#### [GOAL]
Write the material out again in full, word for word. Do not include the pictures.

#### [SUPPLIED DATA]
....
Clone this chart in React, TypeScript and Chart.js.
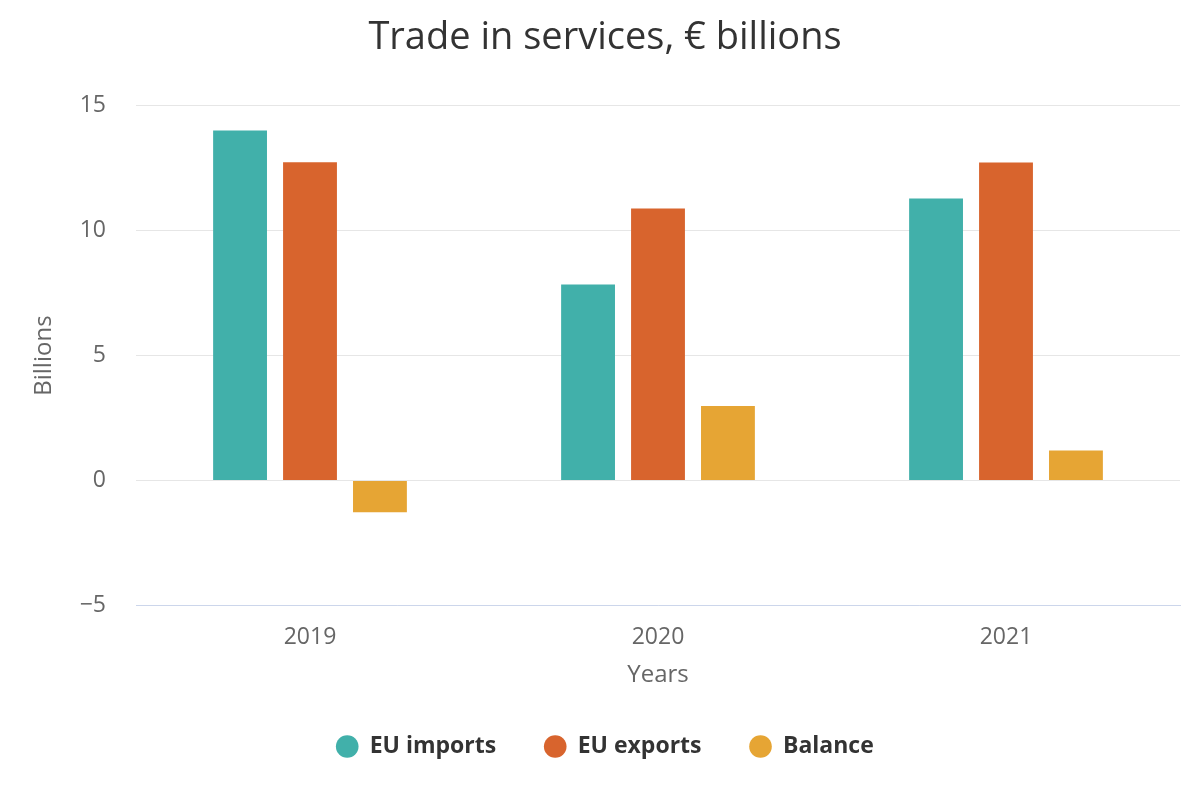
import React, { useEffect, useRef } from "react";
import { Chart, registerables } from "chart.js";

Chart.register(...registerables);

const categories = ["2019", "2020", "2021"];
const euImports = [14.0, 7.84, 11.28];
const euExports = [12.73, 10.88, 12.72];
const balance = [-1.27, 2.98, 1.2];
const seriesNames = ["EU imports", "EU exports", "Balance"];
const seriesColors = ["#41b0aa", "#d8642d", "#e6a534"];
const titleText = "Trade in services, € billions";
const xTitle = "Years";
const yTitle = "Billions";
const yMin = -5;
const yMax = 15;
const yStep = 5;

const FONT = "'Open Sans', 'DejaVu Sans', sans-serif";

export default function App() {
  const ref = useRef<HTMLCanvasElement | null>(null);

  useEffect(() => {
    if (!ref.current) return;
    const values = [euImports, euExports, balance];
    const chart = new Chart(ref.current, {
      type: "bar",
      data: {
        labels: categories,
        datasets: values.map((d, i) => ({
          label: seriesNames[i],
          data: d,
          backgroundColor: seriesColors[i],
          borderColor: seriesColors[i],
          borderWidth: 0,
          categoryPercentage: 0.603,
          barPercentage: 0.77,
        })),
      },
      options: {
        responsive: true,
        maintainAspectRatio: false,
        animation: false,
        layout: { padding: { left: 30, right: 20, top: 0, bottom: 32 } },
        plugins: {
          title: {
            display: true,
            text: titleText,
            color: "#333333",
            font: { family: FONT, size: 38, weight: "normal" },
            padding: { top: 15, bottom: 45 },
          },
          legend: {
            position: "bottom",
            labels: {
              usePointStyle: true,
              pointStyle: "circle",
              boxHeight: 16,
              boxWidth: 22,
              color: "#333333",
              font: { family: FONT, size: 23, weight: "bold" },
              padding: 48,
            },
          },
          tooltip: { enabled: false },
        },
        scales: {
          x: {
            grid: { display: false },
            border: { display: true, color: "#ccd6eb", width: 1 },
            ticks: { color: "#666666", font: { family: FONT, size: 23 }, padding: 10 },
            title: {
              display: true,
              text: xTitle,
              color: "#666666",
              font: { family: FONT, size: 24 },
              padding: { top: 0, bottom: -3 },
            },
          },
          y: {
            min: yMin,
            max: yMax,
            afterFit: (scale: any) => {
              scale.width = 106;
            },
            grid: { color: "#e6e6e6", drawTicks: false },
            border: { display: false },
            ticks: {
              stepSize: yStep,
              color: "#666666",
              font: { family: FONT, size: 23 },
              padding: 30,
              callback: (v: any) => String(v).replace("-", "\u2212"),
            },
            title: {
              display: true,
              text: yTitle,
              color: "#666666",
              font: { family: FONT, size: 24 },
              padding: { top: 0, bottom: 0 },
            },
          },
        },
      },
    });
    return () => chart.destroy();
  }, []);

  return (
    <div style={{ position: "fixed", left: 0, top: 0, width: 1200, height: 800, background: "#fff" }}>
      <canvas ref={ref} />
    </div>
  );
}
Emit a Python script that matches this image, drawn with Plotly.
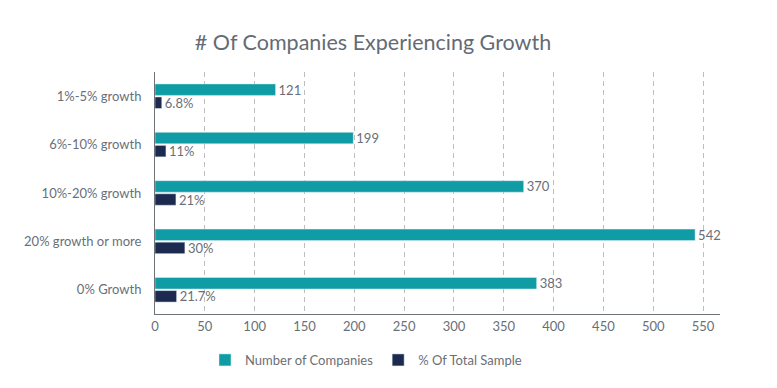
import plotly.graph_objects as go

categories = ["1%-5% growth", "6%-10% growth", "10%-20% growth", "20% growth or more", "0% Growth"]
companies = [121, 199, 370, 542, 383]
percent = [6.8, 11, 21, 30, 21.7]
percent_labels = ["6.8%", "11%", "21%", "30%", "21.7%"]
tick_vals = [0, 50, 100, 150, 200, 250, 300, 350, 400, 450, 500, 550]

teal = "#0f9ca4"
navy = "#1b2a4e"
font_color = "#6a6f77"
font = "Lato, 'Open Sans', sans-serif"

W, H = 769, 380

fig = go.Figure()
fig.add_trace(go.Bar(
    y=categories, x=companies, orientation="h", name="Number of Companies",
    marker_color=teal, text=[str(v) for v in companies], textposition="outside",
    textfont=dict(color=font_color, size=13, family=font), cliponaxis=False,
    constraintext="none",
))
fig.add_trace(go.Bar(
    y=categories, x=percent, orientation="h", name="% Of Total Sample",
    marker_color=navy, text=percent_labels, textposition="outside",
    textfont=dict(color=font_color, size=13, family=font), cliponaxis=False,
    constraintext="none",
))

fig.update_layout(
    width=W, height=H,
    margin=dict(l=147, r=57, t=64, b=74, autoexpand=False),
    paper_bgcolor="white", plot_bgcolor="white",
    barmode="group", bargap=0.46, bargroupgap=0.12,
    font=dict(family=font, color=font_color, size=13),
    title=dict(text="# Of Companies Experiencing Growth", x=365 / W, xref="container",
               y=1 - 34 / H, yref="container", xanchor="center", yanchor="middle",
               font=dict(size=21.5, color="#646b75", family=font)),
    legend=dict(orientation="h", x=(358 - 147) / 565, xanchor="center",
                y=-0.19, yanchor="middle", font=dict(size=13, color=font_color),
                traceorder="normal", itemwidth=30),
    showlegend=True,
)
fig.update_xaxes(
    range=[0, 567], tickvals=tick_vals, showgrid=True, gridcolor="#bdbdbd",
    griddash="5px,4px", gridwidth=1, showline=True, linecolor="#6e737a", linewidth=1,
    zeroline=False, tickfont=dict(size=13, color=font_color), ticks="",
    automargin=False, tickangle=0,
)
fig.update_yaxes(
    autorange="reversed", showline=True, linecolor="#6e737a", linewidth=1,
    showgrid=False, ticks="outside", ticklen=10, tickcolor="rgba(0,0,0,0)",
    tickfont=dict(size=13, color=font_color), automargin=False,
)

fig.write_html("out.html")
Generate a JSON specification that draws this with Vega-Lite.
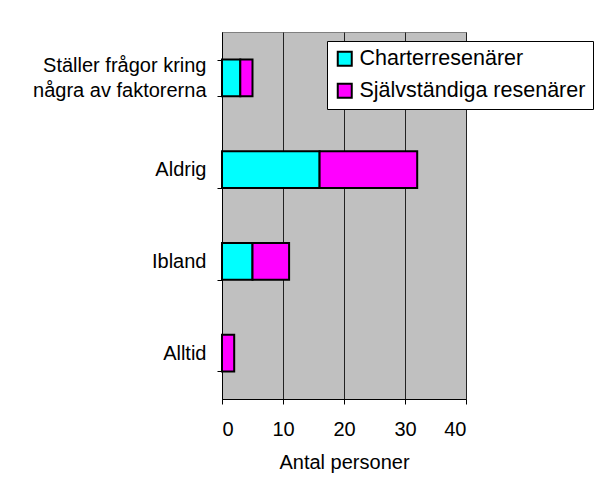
....
#### [RESULT]
Clone this chart in React, TypeScript and Chart.js.
import React, { useEffect, useRef } from "react";
import { Chart, registerables } from "chart.js";

Chart.register(...registerables);

const categories = ["2019", "2020", "2021"];
const euImports = [14.0, 7.84, 11.28];
const euExports = [12.73, 10.88, 12.72];
const balance = [-1.27, 2.98, 1.2];
const seriesNames = ["EU imports", "EU exports", "Balance"];
const seriesColors = ["#41b0aa", "#d8642d", "#e6a534"];
const titleText = "Trade in services, € billions";
const xTitle = "Years";
const yTitle = "Billions";
const yMin = -5;
const yMax = 15;
const yStep = 5;

const FONT = "'Open Sans', 'DejaVu Sans', sans-serif";

export default function App() {
  const ref = useRef<HTMLCanvasElement | null>(null);

  useEffect(() => {
    if (!ref.current) return;
    const values = [euImports, euExports, balance];
    const chart = new Chart(ref.current, {
      type: "bar",
      data: {
        labels: categories,
        datasets: values.map((d, i) => ({
          label: seriesNames[i],
          data: d,
          backgroundColor: seriesColors[i],
          borderColor: seriesColors[i],
          borderWidth: 0,
          categoryPercentage: 0.603,
          barPercentage: 0.77,
        })),
      },
      options: {
        responsive: true,
        maintainAspectRatio: false,
        animation: false,
        layout: { padding: { left: 30, right: 20, top: 0, bottom: 32 } },
        plugins: {
          title: {
            display: true,
            text: titleText,
            color: "#333333",
            font: { family: FONT, size: 38, weight: "normal" },
            padding: { top: 15, bottom: 45 },
          },
          legend: {
            position: "bottom",
            labels: {
              usePointStyle: true,
              pointStyle: "circle",
              boxHeight: 16,
              boxWidth: 22,
              color: "#333333",
              font: { family: FONT, size: 23, weight: "bold" },
              padding: 48,
            },
          },
          tooltip: { enabled: false },
        },
        scales: {
          x: {
            grid: { display: false },
            border: { display: true, color: "#ccd6eb", width: 1 },
            ticks: { color: "#666666", font: { family: FONT, size: 23 }, padding: 10 },
            title: {
              display: true,
              text: xTitle,
              color: "#666666",
              font: { family: FONT, size: 24 },
              padding: { top: 0, bottom: -3 },
            },
          },
          y: {
            min: yMin,
            max: yMax,
            afterFit: (scale: any) => {
              scale.width = 106;
            },
            grid: { color: "#e6e6e6", drawTicks: false },
            border: { display: false },
            ticks: {
              stepSize: yStep,
              color: "#666666",
              font: { family: FONT, size: 23 },
              padding: 30,
              callback: (v: any) => String(v).replace("-", "\u2212"),
            },
            title: {
              display: true,
              text: yTitle,
              color: "#666666",
              font: { family: FONT, size: 24 },
              padding: { top: 0, bottom: 0 },
            },
          },
        },
      },
    });
    return () => chart.destroy();
  }, []);

  return (
    <div style={{ position: "fixed", left: 0, top: 0, width: 1200, height: 800, background: "#fff" }}>
      <canvas ref={ref} />
    </div>
  );
}
Emit a Python script that matches this image, drawn with Plotly.
import plotly.graph_objects as go

categories = ["1%-5% growth", "6%-10% growth", "10%-20% growth", "20% growth or more", "0% Growth"]
companies = [121, 199, 370, 542, 383]
percent = [6.8, 11, 21, 30, 21.7]
percent_labels = ["6.8%", "11%", "21%", "30%", "21.7%"]
tick_vals = [0, 50, 100, 150, 200, 250, 300, 350, 400, 450, 500, 550]

teal = "#0f9ca4"
navy = "#1b2a4e"
font_color = "#6a6f77"
font = "Lato, 'Open Sans', sans-serif"

W, H = 769, 380

fig = go.Figure()
fig.add_trace(go.Bar(
    y=categories, x=companies, orientation="h", name="Number of Companies",
    marker_color=teal, text=[str(v) for v in companies], textposition="outside",
    textfont=dict(color=font_color, size=13, family=font), cliponaxis=False,
    constraintext="none",
))
fig.add_trace(go.Bar(
    y=categories, x=percent, orientation="h", name="% Of Total Sample",
    marker_color=navy, text=percent_labels, textposition="outside",
    textfont=dict(color=font_color, size=13, family=font), cliponaxis=False,
    constraintext="none",
))

fig.update_layout(
    width=W, height=H,
    margin=dict(l=147, r=57, t=64, b=74, autoexpand=False),
    paper_bgcolor="white", plot_bgcolor="white",
    barmode="group", bargap=0.46, bargroupgap=0.12,
    font=dict(family=font, color=font_color, size=13),
    title=dict(text="# Of Companies Experiencing Growth", x=365 / W, xref="container",
               y=1 - 34 / H, yref="container", xanchor="center", yanchor="middle",
               font=dict(size=21.5, color="#646b75", family=font)),
    legend=dict(orientation="h", x=(358 - 147) / 565, xanchor="center",
                y=-0.19, yanchor="middle", font=dict(size=13, color=font_color),
                traceorder="normal", itemwidth=30),
    showlegend=True,
)
fig.update_xaxes(
    range=[0, 567], tickvals=tick_vals, showgrid=True, gridcolor="#bdbdbd",
    griddash="5px,4px", gridwidth=1, showline=True, linecolor="#6e737a", linewidth=1,
    zeroline=False, tickfont=dict(size=13, color=font_color), ticks="",
    automargin=False, tickangle=0,
)
fig.update_yaxes(
    autorange="reversed", showline=True, linecolor="#6e737a", linewidth=1,
    showgrid=False, ticks="outside", ticklen=10, tickcolor="rgba(0,0,0,0)",
    tickfont=dict(size=13, color=font_color), automargin=False,
)

fig.write_html("out.html")
Generate a JSON specification that draws this with Vega-Lite.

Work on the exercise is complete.